EXERCISE GOAL
Count how many lines have the word "chart" in them. Reply with that number by itself.

COLLECTED DATA
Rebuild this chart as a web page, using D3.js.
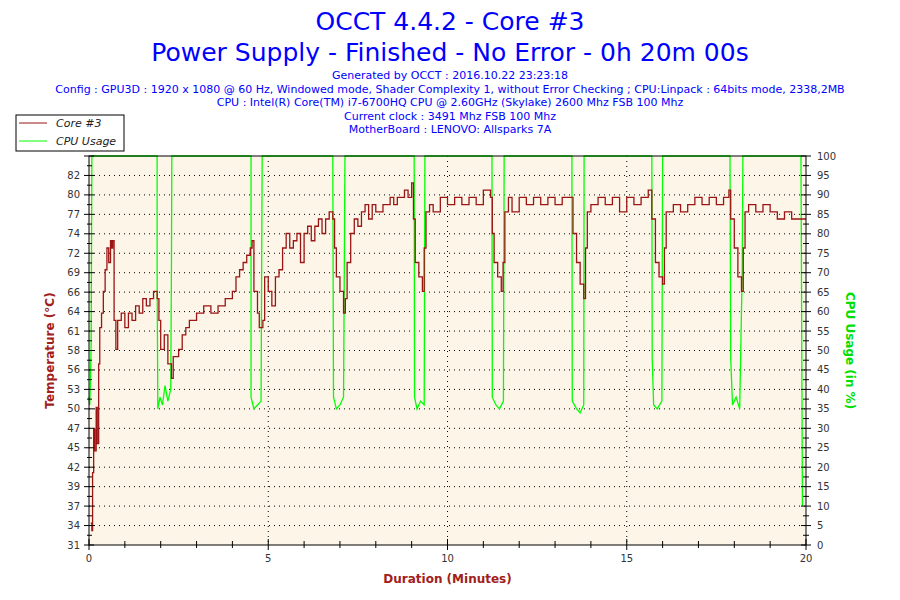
<!DOCTYPE html>
<html><head><meta charset="utf-8">
<script src="https://cdn.jsdelivr.net/npm/d3@7"></script>
<style>body{margin:0;background:#fff;font-family:Tahoma,"DejaVu Sans",sans-serif}</style>
</head><body><svg id="chart" width="900" height="600"></svg>
<script>
// temperature (°C) samples: [minute, value]
const tempData = [
  [0.05,34],[0.08,33],[0.1,41],[0.13,47],[0.16,44],[0.2,50],[0.23,45],[0.27,56],[0.3,61],[0.35,63],[0.4,66],[0.45,69],[0.5,72],[0.55,70],[0.6,73],[0.63,72],[0.66,73],
  [0.7,62],[0.75,58],[0.8,62],[0.9,63],[1.0,61],[1.1,63],[1.2,62],[1.3,64],[1.4,63],[1.5,65],[1.6,64],[1.7,65],[1.8,66],[1.9,65],
  [1.95,62],[2.0,58],[2.1,60],[2.2,56],[2.3,54],[2.35,57],[2.5,58],[2.6,60],[2.7,61],[2.8,62],[3.0,63],[3.2,64],[3.4,63],[3.6,64],[3.8,65],[4.0,66],[4.1,68],[4.2,69],[4.3,70],[4.4,71],[4.5,72],[4.55,73],
  [4.6,66],[4.7,63],[4.75,61],[4.85,62],[4.9,68],[5.0,66],[5.1,64],[5.2,68],[5.3,69],[5.4,72],[5.5,74],[5.6,72],[5.7,73],[5.8,74],[5.9,70],[6.0,74],[6.1,75],[6.2,73],[6.3,75],[6.4,76],[6.5,74],[6.6,76],[6.7,77],[6.8,76],
  [6.85,72],[6.9,68],[7.0,66],[7.1,63],[7.15,65],[7.2,70],[7.3,74],[7.4,76],[7.5,75],[7.6,77],[7.7,78],[7.8,76],[7.9,78],[8.0,77],[8.2,78],[8.4,79],[8.5,78],[8.6,79],[8.8,80],[8.9,79],[9.0,81],
  [9.05,76],[9.1,70],[9.2,68],[9.3,66],[9.35,72],[9.4,77],[9.5,78],[9.6,77],[9.8,79],[10.0,78],[10.2,79],[10.4,78],[10.6,79],[10.8,78],[11.0,80],[11.2,79],
  [11.25,74],[11.3,70],[11.4,68],[11.5,66],[11.55,70],[11.6,77],[11.7,79],[11.8,77],[12.0,79],[12.2,78],[12.4,79],[12.6,78],[12.8,79],[13.0,78],[13.2,79],[13.4,79],
  [13.5,74],[13.6,70],[13.7,67],[13.8,65],[13.85,72],[13.9,77],[14.0,78],[14.2,79],[14.4,78],[14.6,79],[14.8,77],[15.0,79],[15.2,78],[15.4,79],[15.6,80],
  [15.7,76],[15.8,70],[15.9,68],[16.0,67],[16.05,72],[16.1,77],[16.3,78],[16.5,77],[16.7,78],[16.9,79],[17.1,78],[17.3,79],[17.5,78],[17.7,79],[17.85,80],
  [17.9,76],[18.0,72],[18.1,68],[18.2,66],[18.25,72],[18.3,77],[18.4,78],[18.6,77],[18.8,78],[19.0,77],[19.2,76],[19.4,77],[19.6,76],[19.8,76],[20.0,76]
];
// CPU usage (%) samples: [minute, value]
const cpuData = [
  [0,38],[0.02,36],[0.04,42],[0.06,52],[0.08,100],
  [1.9,100],[1.9,70],[1.92,35],[1.98,38],[2.05,36],[2.12,41],[2.2,37],[2.28,40],[2.3,72],[2.31,100],
  [4.52,100],[4.52,38],[4.6,35],[4.7,36],[4.8,37],[4.83,100],
  [6.8,100],[6.82,38],[6.9,35],[7.0,36],[7.1,38],[7.14,100],
  [9.07,100],[9.08,38],[9.15,35],[9.25,37],[9.35,36],[9.37,100],
  [11.24,100],[11.25,38],[11.35,36],[11.45,35],[11.56,37],[11.58,100],
  [13.47,100],[13.48,37],[13.6,35],[13.7,34],[13.8,36],[13.81,100],
  [15.7,100],[15.71,48],[15.75,36],[15.85,35],[15.98,37],[16.0,100],
  [17.88,100],[17.9,48],[17.95,36],[18.05,38],[18.15,35],[18.22,70],[18.24,100],
  [19.86,100],[19.9,10]
];
const leftTicks = [31,34,37,39,42,45,47,50,53,56,58,61,64,66,69,72,74,77,80,82,85];
const rightTicks = d3.range(0, 101, 5);
const xTicks = [0,5,10,15,20];

const svg = d3.select("#chart");
const L = 89, R = 806, T = 156, B = 545;
const x = d3.scaleLinear().domain([0,20]).range([L,R]);
const yR = d3.scaleLinear().domain([0,100]).range([B,T]);
const yT = d3.scaleLinear().domain([31,84.7]).range([B,T]);
const kPos = d3.scaleLinear().domain([0,20]).range([B,T]);

svg.append("rect").attr("x",L).attr("y",T).attr("width",R-L).attr("height",B-T).attr("fill","#fdf6e8");

// dotted grid
const grid = svg.append("g").attr("stroke","#000").attr("stroke-dasharray","1,4");
leftTicks.forEach((t,i)=>{ if(i>0&&i<20) grid.append("line").attr("x1",L).attr("x2",R).attr("y1",kPos(i)).attr("y2",kPos(i)); });
xTicks.slice(1,-1).forEach(t=>grid.append("line").attr("x1",x(t)).attr("x2",x(t)).attr("y1",T).attr("y2",B));

// lines
svg.append("path").datum(cpuData).attr("fill","none").attr("stroke","#00ff00").attr("stroke-width",1.3)
  .attr("d", d3.line().x(d=>x(d[0])).y(d=>yR(d[1])));
svg.append("path").datum(tempData).attr("fill","none").attr("stroke","#9b1515").attr("stroke-width",1.3)
  .attr("d", d3.line().curve(d3.curveStepAfter).x(d=>x(d[0])).y(d=>yT(d[1])));

// frame
svg.append("rect").attr("x",L).attr("y",T).attr("width",R-L).attr("height",B-T).attr("fill","none").attr("stroke","#000");

const ax = svg.append("g").attr("stroke","#000");
const txt = svg.append("g").attr("font-size",10).attr("fill","#333");
leftTicks.forEach((t,i)=>{
  const y = kPos(i);
  ax.append("line").attr("x1",L-5).attr("x2",L+5).attr("y1",y).attr("y2",y);
  if(i<20) ax.append("line").attr("x1",L-2).attr("x2",L+3).attr("y1",kPos(i+0.5)).attr("y2",kPos(i+0.5));
  if(i<20) txt.append("text").attr("x",L-9).attr("y",y+3.5).attr("text-anchor","end").text(t);
});
rightTicks.forEach((t,i)=>{
  const y = yR(t);
  ax.append("line").attr("x1",R-5).attr("x2",R+5).attr("y1",y).attr("y2",y);
  if(i<20) ax.append("line").attr("x1",R-3).attr("x2",R+3).attr("y1",yR(t+2.5)).attr("y2",yR(t+2.5));
  txt.append("text").attr("x",R+11).attr("y",y+3.5).text(t);
});
d3.range(0,21).forEach(m=>{
  ax.append("line").attr("x1",x(m)).attr("x2",x(m)).attr("y1",B).attr("y2",B-(m%5===0?6:4));
  ax.append("line").attr("x1",x(m)).attr("x2",x(m)).attr("y1",B).attr("y2",B+(m%5===0?5:3));
});
xTicks.forEach(t=>txt.append("text").attr("x",x(t)).attr("y",B+17).attr("text-anchor","middle").text(t));

// axis titles
svg.append("text").attr("x",(L+R)/2).attr("y",583).attr("text-anchor","middle").attr("font-size",12).attr("font-weight","bold").attr("fill","#a0201a").text("Duration (Minutes)");
svg.append("text").attr("transform",`translate(54,${(T+B)/2}) rotate(-90)`).attr("text-anchor","middle").attr("font-size",12).attr("font-weight","bold").attr("fill","#a0201a").text("Temperature (°C)");
svg.append("text").attr("transform",`translate(846,${(T+B)/2}) rotate(90)`).attr("text-anchor","middle").attr("font-size",12).attr("font-weight","bold").attr("fill","#00e000").text("CPU Usage (in %)");

// titles
const blue = "#0000ff";
svg.append("text").attr("x",450).attr("y",30).attr("text-anchor","middle").attr("font-size",25).attr("fill",blue).text("OCCT 4.4.2 - Core #3");
svg.append("text").attr("x",450).attr("y",61).attr("text-anchor","middle").attr("font-size",25).attr("fill",blue).text("Power Supply - Finished - No Error - 0h 20m 00s");
["Generated by OCCT : 2016.10.22 23:23:18",
 "Config : GPU3D : 1920 x 1080 @ 60 Hz, Windowed mode, Shader Complexity 1, without Error Checking ; CPU:Linpack : 64bits mode, 2338,2MB",
 "CPU : Intel(R) Core(TM) i7-6700HQ CPU @ 2.60GHz (Skylake) 2600 Mhz FSB 100 Mhz",
 "Current clock : 3491 Mhz FSB 100 Mhz",
 "MotherBoard : LENOVO: Allsparks 7A"].forEach((s,i)=>
  svg.append("text").attr("x",450).attr("y",79+i*13.5).attr("text-anchor","middle").attr("font-size",11).attr("fill",blue).text(s));

// legend
const lg = svg.append("g");
lg.append("rect").attr("x",16).attr("y",115).attr("width",108).attr("height",36).attr("fill","#fff").attr("stroke","#000");
[["Core #3","#9b1515"],["CPU Usage","#00ff00"]].forEach((d,i)=>{
  const y = 123+i*18;
  lg.append("line").attr("x1",19).attr("x2",47).attr("y1",y).attr("y2",y).attr("stroke",d[1]);
  lg.append("text").attr("x",56).attr("y",y+4).attr("font-size",11).attr("font-style","italic").attr("fill","#222").text(d[0]);
});
</script></body></html>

EXERCISE RESULT
3